Tuesday, October 16, 2012

The 53 Percent

There are 47 percent of the people who will vote for the president no matter what. All right, there are 47 percent who are with him, who are dependent upon government, who believe that they are victims, who believe the government has a responsibility to care for them, who believe that they are entitled to health care, to food, to housing, to you-name-it. That that's an entitlement. And the government should give it to them. And they will vote for this president no matter what. And I mean the President starts off with 48, 49 [percent.] He starts off with a huge number. These are people who pay no income tax. Forty-seven percent of Americans pay no income tax. So our message of low taxes doesn't connect. So he'll be out there talking about tax cuts for the rich. I mean, that's what they sell every four years. And so my job is is not to worry about those people. I'll never convince them they should take personal responsibility and care for their lives. What I have to do  is convince the five to ten percent in the center that are independents, that are thoughtful, that look at voting one way or the other depending upon in some cases emotion, whether they like the guy or not.
Governor Mitt Romney, 17 May, 2012.
While this is supposed to give us a glimpse into the wealthy Romney's contempt for Americans at the lower end of the income scale, it's really, when viewed in its entirety, simply a matter of overexplaining the answer to a question. It's long been considered a given that most Americans have some sort of more or less ironclad partisan affiliation, primarily Republican or Democrat, and that most people have pretty much already made up their minds as to whom they are going to vote for this November. It's a large part of the reason why the state of Washington, where I live, is pretty much an advertising-free zone, as far as the national campaigns are concerned. Washington is already considered to be in the Blue column, long before any of the voting actually starts. (We should be receiving our ballots late this week or early next.)

To the degree that this hurts the Republican Party, it's because it plays into the commonly understood "for us or against us" narrative of good and evil that has become associated with the GOP. Romney places himself and the Republican Party in general in opposition to a large block of voters who are portrayed as supporting the President for their own selfish and immoral reasons. This narrative has been around for a while now. Governor Romney is not the first person to portray Democratic voters as, basically, parasites. Nearly all of the Republican Party's appeal to Libertarians has been about "reducing government" through cutting the services that government provides to those seen as unworthy. When Louisiana Governor Bobby Jindal complained about "something called volcano monitoring" in a response to a State of the Union address, he wasn't decrying disaster preparedness - after all, where would southern Louisiana be without a robust Federal disaster readiness and response plan? The citizens of New Orleans don't pay out-of-pocket for the levy system that protects them. Instead he was pointing out monitoring rare hazards that mainly occur in Blue states - Alaska is the only Red state with active vulcanism - as a waste of funds better spent on deserving Republicans. Governor Romney's statement should not have taught anyone anything new. If anything, it merely illustrates that this particular Republican stereotype has some basis in fact, at least among donors. (One of the things that writing checks buys you is the privilege of having your opinions parroted back to you.) Which is only to be expected in a polarized electorate in which people on either side of the divide often look across it and see deliberate wrongdoing.

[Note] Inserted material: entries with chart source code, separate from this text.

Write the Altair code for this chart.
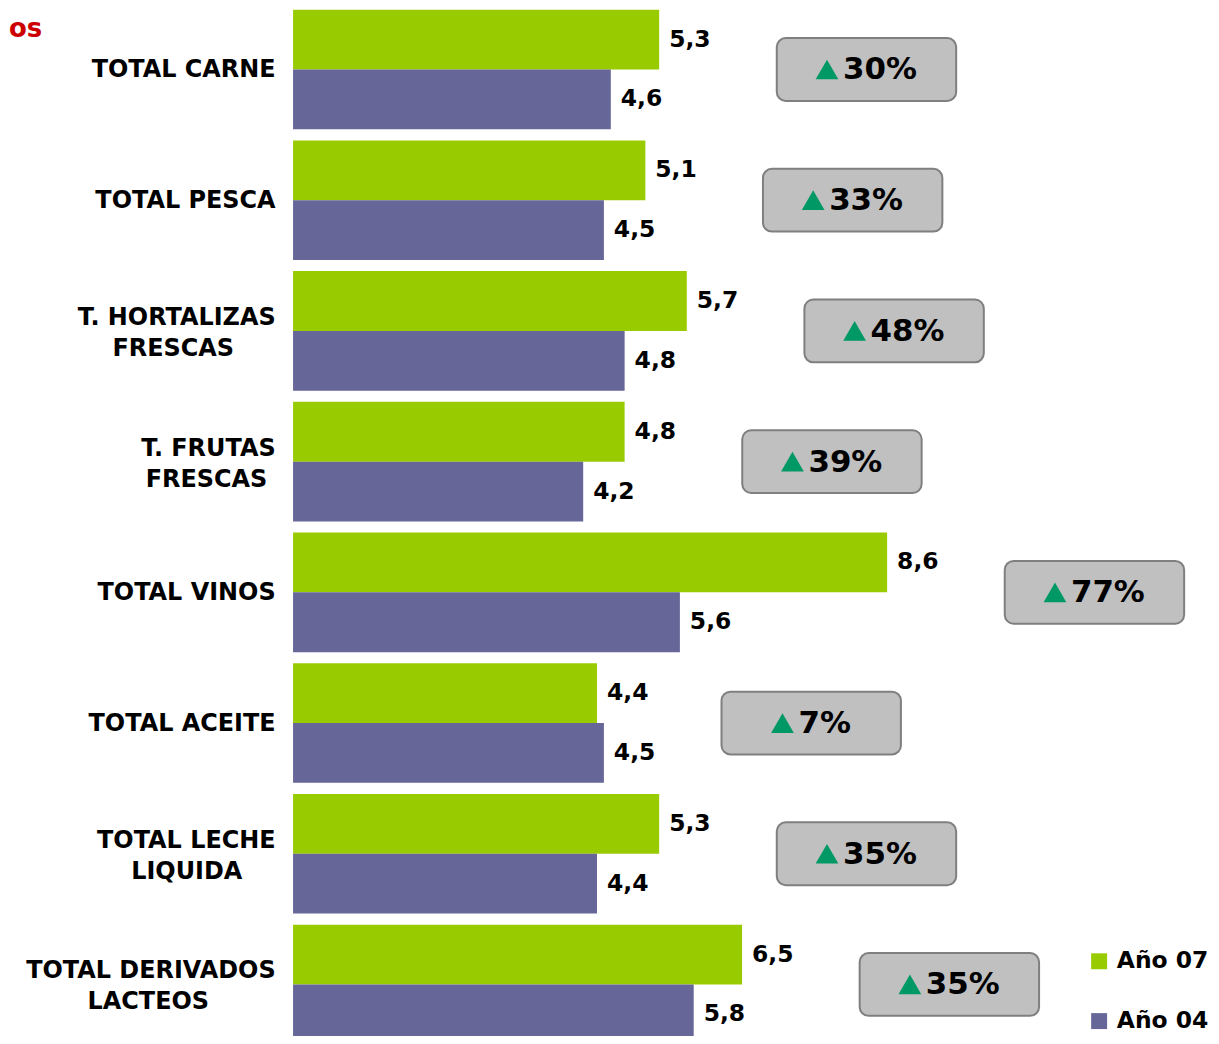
import altair as alt
import pandas as pd

# ---------------- data ----------------
categories = [
    "TOTAL CARNE",
    "TOTAL PESCA",
    "T. HORTALIZAS\nFRESCAS",
    "T. FRUTAS\nFRESCAS",
    "TOTAL VINOS",
    "TOTAL ACEITE",
    "TOTAL LECHE\nLIQUIDA",
    "TOTAL DERIVADOS\nLACTEOS",
]
series = ["Año 07", "Año 04"]
v07 = [5.3, 5.1, 5.7, 4.8, 8.6, 4.4, 5.3, 6.5]
v04 = [4.6, 4.5, 4.8, 4.2, 5.6, 4.5, 4.4, 5.8]
growth = [30, 33, 48, 39, 77, 7, 35, 35]
colors = ["#99cc00", "#666699"]
title_fragment = ["os"]

# ---------------- helpers ----------------
FONT = "DejaVu Sans"
NBSP = "\u00a0"
ZWSP = "\u200b"  # keeps trailing no-break spaces from being trimmed
# approximate DejaVu Sans Bold advance widths (1/1000 em) to centre 2-line labels
GW = {"A": 774, "B": 762, "C": 734, "D": 830, "E": 683, "F": 683, "G": 821, "H": 837,
      "I": 372, "J": 372, "K": 775, "L": 637, "M": 995, "N": 837, "O": 850, "P": 733,
      "Q": 850, "R": 770, "S": 720, "T": 682, "U": 812, "V": 774, "W": 1103, "X": 771,
      "Y": 724, "Z": 725, " ": 348, ".": 380}


def tw(s):
    return sum(GW.get(c, 700) for c in s)


def centred(label):
    lines = label.split("\n")
    if len(lines) == 1:
        return label
    widest = max(tw(l) for l in lines)
    out = []
    for l in lines:
        n = round((widest - tw(l)) / 2 / 348)
        out.append(l + (NBSP * n + ZWSP if n else ""))
    return "\n".join(out)


labels = [centred(c) for c in categories]

bars_df = pd.DataFrame({
    "cat": labels * 2,
    "serie": [series[0]] * len(labels) + [series[1]] * len(labels),
    "valor": v07 + v04,
})
box_df = pd.DataFrame({
    "cat": labels,
    "maxv": [max(a, b) for a, b in zip(v07, v04)],
    "pct": growth,
})

# ---------------- layout constants ----------------
W_PLOT = 901
X_MAX = 13.0
PPU = W_PLOT / X_MAX
GAP_PX = 118
BOX_PX = 180
PCT_FS = 31
TRI_PX = 22
TRI_GAP = 5

xs = alt.Scale(domain=[0, X_MAX], nice=False, zero=True)
y_enc = alt.Y(
    "cat:N",
    sort=labels,
    scale=alt.Scale(domain=labels, range=[0, 1038], paddingInner=0.085, paddingOuter=0),
    axis=alt.Axis(
        title=None, ticks=False, domain=False, grid=False,
        labelPadding=18, labelFont=FONT, labelFontSize=24, labelFontWeight="bold",
        labelColor="black", labelLineHeight=31, labelLimit=400,
        labelExpr="split(datum.label, '\\n')",
        labelOffset={"condition": {"test": "indexof(datum.label, '\\n') >= 0", "value": -13},
                     "value": 1},
    ),
)
yoff = alt.YOffset("serie:N", scale=alt.Scale(domain=series, paddingInner=0, paddingOuter=0))

bars = alt.Chart(bars_df).mark_bar().encode(
    x=alt.X("valor:Q", scale=xs, axis=None),
    y=y_enc,
    yOffset=yoff,
    color=alt.Color(
        "serie:N",
        scale=alt.Scale(domain=series, range=colors),
        legend=alt.Legend(
            title=None, orient="none", legendX=797, legendY=943,
            symbolType="square", symbolSize=256, symbolStrokeWidth=0,
            labelFont=FONT, labelFontSize=23.5, labelFontWeight="bold",
            labelColor="black", labelOffset=6, rowPadding=35, padding=0,
        ),
    ),
)

vals = alt.Chart(bars_df).transform_calculate(
    lbl="replace(format(datum.valor, '.1f'), '.', ',')"
).mark_text(
    align="left", baseline="middle", dx=10, font=FONT, fontSize=23.5,
    fontWeight="bold", color="black",
).encode(
    x=alt.X("valor:Q", scale=xs, axis=None),
    y=y_enc,
    yOffset=yoff,
    text="lbl:N",
)

box_base = alt.Chart(box_df).transform_calculate(
    bx=f"datum.maxv + {GAP_PX / PPU}",
    bx2=f"datum.maxv + {(GAP_PX + BOX_PX) / PPU}",
    bc=f"datum.maxv + {(GAP_PX + BOX_PX / 2) / PPU}",
    plbl="datum.pct + '%'",
).transform_calculate(
    gw=f"{TRI_PX + TRI_GAP} + {PCT_FS} * (0.696 * (length(datum.plbl) - 1) + 1.002)",
).transform_calculate(
    tri_x=f"datum.bc + (-datum.gw / 2 + {TRI_PX / 2}) / {PPU}",
    txt_x=f"datum.bc + (-datum.gw / 2 + {TRI_PX + TRI_GAP}) / {PPU}",
)

boxes = box_base.mark_bar(
    size=63, cornerRadius=9, color="#c0c0c0", stroke="#7f7f7f", strokeWidth=2,
).encode(
    x=alt.X("bx:Q", scale=xs, axis=None),
    x2="bx2:Q",
    y=y_enc,
)

tris = box_base.mark_point(
    shape="triangle-up", size=520, filled=True, color="#009966", opacity=1, strokeWidth=0,
).encode(
    x=alt.X("tri_x:Q", scale=xs, axis=None),
    y=y_enc,
)

pct = box_base.mark_text(
    align="left", baseline="middle", dy=1, font=FONT, fontSize=PCT_FS,
    fontWeight="bold", color="black",
).encode(
    x=alt.X("txt_x:Q", scale=xs, axis=None),
    y=y_enc,
    text="plbl:N",
)

# fragment of a cut-off heading in the top-left corner
heading = alt.Chart(pd.DataFrame({"t": title_fragment})).mark_text(
    align="left", baseline="alphabetic", font=FONT, fontSize=26,
    fontWeight="bold", color="#cc0000",
).encode(
    x=alt.value(-285),
    y=alt.value(27),
    text="t:N",
)

chart = alt.layer(bars, vals, boxes, tris, pct, heading).properties(
    width=W_PLOT,
    height=1028,
    autosize=alt.AutoSizeParams(type="none"),
    padding={"left": 286, "top": 0, "right": 20, "bottom": 0},
).configure_view(stroke=None)

chart.save("out.html", embed_options={"renderer": "svg", "actions": False})
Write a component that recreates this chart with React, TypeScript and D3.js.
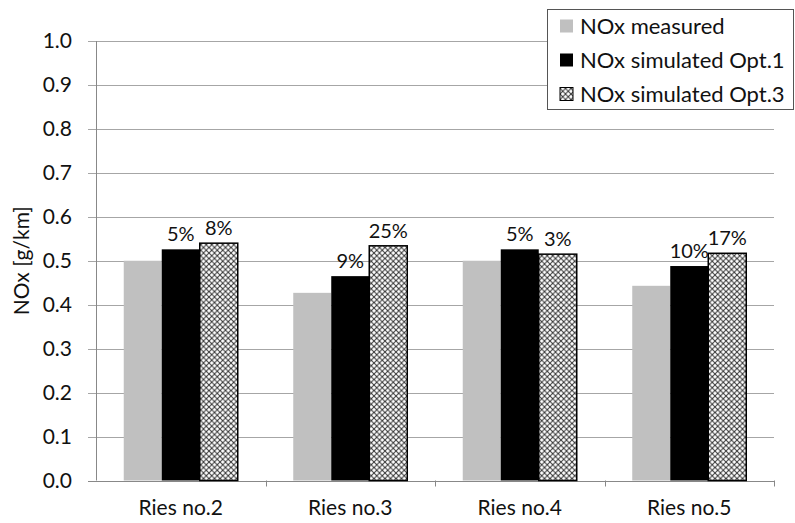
import React from "react";
import * as d3 from "d3";

const categories = ["Ries no.2", "Ries no.3", "Ries no.4", "Ries no.5"];
const seriesNames = ["NOx measured", "NOx simulated Opt.1", "NOx simulated Opt.3"];
const measured = [0.500, 0.427, 0.500, 0.443];
const opt1 = [0.526, 0.465, 0.526, 0.488];
const opt3 = [0.540, 0.534, 0.515, 0.517];
const opt1Labels = ["5%", "9%", "5%", "10%"];
const opt3Labels = ["8%", "25%", "3%", "17%"];
const yTicks = [0, 0.1, 0.2, 0.3, 0.4, 0.5, 0.6, 0.7, 0.8, 0.9, 1.0];

const W = 795, H = 523;
const margin = { left: 96, right: 21, top: 41, bottom: 42.5 };
const FONT = "Lato, 'Open Sans', sans-serif";

export default function App() {
  const x = d3.scaleBand<string>().domain(categories).range([margin.left, W - margin.right]).paddingInner(0).paddingOuter(0);
  const y = d3.scaleLinear().domain([0, 1]).range([H - margin.bottom, margin.top]);
  const inner = d3.scaleBand<number>().domain([0, 1, 2]).range([0, x.bandwidth()]).paddingOuter(0.73).paddingInner(0);
  const series = [measured, opt1, opt3];
  const fills = ["#c0c0c0", "#000000", "url(#hatch)"];
  const x0 = margin.left, x1 = W - margin.right, yb = y(0);
  const legX = 547, legY = 9, legW = 246, legH = 100;
  const P = 5.5;
  return (
    <svg width={W} height={H} style={{ position: "absolute", left: 0, top: 0, background: "#fff" }} fontFamily={FONT}>
      <defs>
        <pattern id="hatch" patternUnits="userSpaceOnUse" width={P} height={P}>
          <rect width={P} height={P} fill="#fff" />
          <path d={`M0,0 L${P},${P} M${P},0 L0,${P}`} stroke="#333" strokeWidth={1} />
        </pattern>
      </defs>
      {yTicks.map((t) => (
        <g key={t}>
          <line x1={x0 - 8} x2={t >= 0.85 ? legX : x1} y1={Math.round(y(t)) + 0.5} y2={Math.round(y(t)) + 0.5} stroke={t === 0 ? "#888" : "#a6a6a6"} strokeWidth={1} />
          <text x={72} y={y(t)} dy="0.35em" textAnchor="end" fontSize={21} fill="#111">{t.toFixed(1)}</text>
        </g>
      ))}
      <line x1={x0 + 0.5} x2={x0 + 0.5} y1={y(1)} y2={yb} stroke="#888" />
      {categories.map((c, i) => (
        <line key={"t" + i} x1={Math.round((x(c) as number) + x.bandwidth()) + 0.5} x2={Math.round((x(c) as number) + x.bandwidth()) + 0.5} y1={yb} y2={yb + 6} stroke="#888" />
      ))}
      {categories.map((c, i) => (
        <g key={c}>
          {series.map((s, j) => {
            const bx = (x(c) as number) + (inner(j) as number);
            return (
              <rect key={j} x={bx} y={y(s[i])} width={inner.bandwidth()} height={yb - y(s[i])} fill={fills[j]}
                stroke={j === 2 ? "#000" : "none"} strokeWidth={j === 2 ? 1.5 : 0} />
            );
          })}
          <text x={(x(c) as number) + (inner(1) as number) + inner.bandwidth() / 2} y={y(opt1[i]) - 8} textAnchor="middle" fontSize={20} fill="#111">{opt1Labels[i]}</text>
          <text x={(x(c) as number) + (inner(2) as number) + inner.bandwidth() / 2} y={y(opt3[i]) - 8} textAnchor="middle" fontSize={20} fill="#111">{opt3Labels[i]}</text>
          <text x={(x(c) as number) + x.bandwidth() / 2} y={515} textAnchor="middle" fontSize={21} fill="#111">{c}</text>
        </g>
      ))}
      <text transform={`translate(22,${(y(0) + y(1)) / 2}) rotate(-90)`} dy="0.35em" textAnchor="middle" fontSize={21} fill="#111">NOx [g/km]</text>
      <rect x={legX + 0.5} y={legY + 0.5} width={legW} height={legH} fill="#fff" stroke="#555" />
      {seriesNames.map((n, j) => (
        <g key={n} transform={`translate(${legX + 13},${legY + 17 + j * 34})`}>
          <rect x={0} y={-6.5} width={13} height={13} fill={fills[j]} stroke={j === 2 ? "#000" : "none"} strokeWidth={1} />
          <text x={20} y={0} dy="0.35em" fontSize={22} fill="#111">{n}</text>
        </g>
      ))}
    </svg>
  );
}
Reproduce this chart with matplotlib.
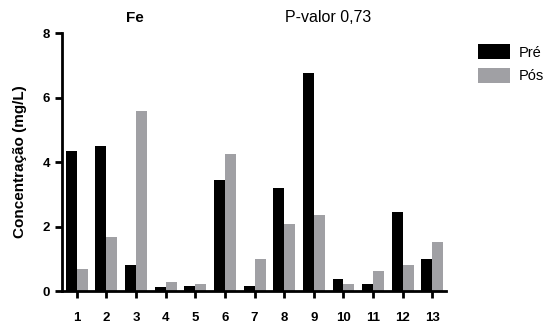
import matplotlib.pyplot as plt
import numpy as np

plt.rcParams['font.family'] = ['Liberation Sans', 'DejaVu Sans']

# Fe concentration per sample, before (Pré) and after (Pós)
amostras = ['1', '2', '3', '4', '5', '6', '7', '8', '9', '10', '11', '12', '13']
pre = [4.33, 4.51, 0.80, 0.11, 0.16, 3.45, 0.15, 3.18, 6.76, 0.37, 0.23, 2.45, 0.98]
pos = [0.67, 1.69, 5.59, 0.27, 0.22, 4.24, 0.98, 2.07, 2.36, 0.23, 0.62, 0.81, 1.51]

fig = plt.figure(figsize=(5.57, 3.27), dpi=100)
ax = fig.add_axes([0.1113, 0.110, 0.6894, 0.789])

x = np.arange(1, len(amostras) + 1)
w = 0.37
ax.bar(x - w / 2, pre, width=w, color='black', label='Pré')
ax.bar(x + w / 2, pos, width=w, color='#a0a0a4', label='Pós')

ax.set_xlim(0.5, 13.46)
ax.set_ylim(0, 8)
ax.set_yticks([0, 2, 4, 6, 8])
ax.set_xticks(x)
ax.set_xticklabels(amostras)

for s in ['top', 'right']:
    ax.spines[s].set_visible(False)
for s in ['left', 'bottom']:
    ax.spines[s].set_linewidth(2)
ax.tick_params(axis='both', direction='out', length=5, width=2,
               labelsize=9.5)
ax.tick_params(axis='x', pad=10)
for lbl in ax.get_xticklabels() + ax.get_yticklabels():
    lbl.set_fontweight('bold')

ax.set_ylabel('Concentração (mg/L)', fontsize=11, fontweight='bold', labelpad=11)

fig.text(0.242, 0.945, 'Fe', fontsize=11, fontweight='bold', ha='center', va='center')
fig.text(0.512, 0.945, 'P-valor 0,73', fontsize=11.5, ha='left', va='center')

ax.legend(loc='upper left', bbox_to_anchor=(0.835, 0.905),
          bbox_transform=fig.transFigure, frameon=False, fontsize=10.5,
          handlelength=2.2, handleheight=1.2, labelspacing=0.55,
          handletextpad=0.6)

fig.savefig('out.png', dpi=100)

On whether or not this offers a glimpse into Romney's soul, I'm skeptical. After all, a large part of the job of a campaigning politician is telling people what they want to hear. Many people feel that Romney does this TOO well; he's commonly viewed as slick and inauthentic. While there seem to be people in both parties who regard this as the real Mitt Romney standing up, a good politician is almost always pandering. Wealthy people don't like to see themselves as greedy, or harming the truly indigent, any more than anyone else does. If you're telling them that you're going to lower their taxes by cutting programs, appearing to concede that the recipients are genuinely needy seems like a bad plan. So regardless of Romney's actual thoughts or plans on the matter, it made political sense for him to cast Obama voters as irresponsible as opposed to either unlucky or the inevitable casualties of changing economic conditions.

Oddly, little time has been spent on the idea that Romney's message betrays a fundamental weakness in the Party's public face. Romney is pretty much saying that: "The message of lower taxes is all I've got. If that doesn't sway them, we may as well write them off, because I got nothin'." While there are admittedly a large number of single issue voters in the United States, banking a presidential election on a single idea - that of lowering taxes - seems to be a remarkable gamble.

By the same token, Romney's statement effectively reserves electoral "thoughtfulness," even if it is sometimes based on emotion, to "the five to ten percent in the center." You'll note that this doesn't include Republican partisans any more than it does Democratic ones. This is part of the reason why the label of independent is so highly sought after - the understanding that these are the voters who act more on thought than on knee-jerk partisanship.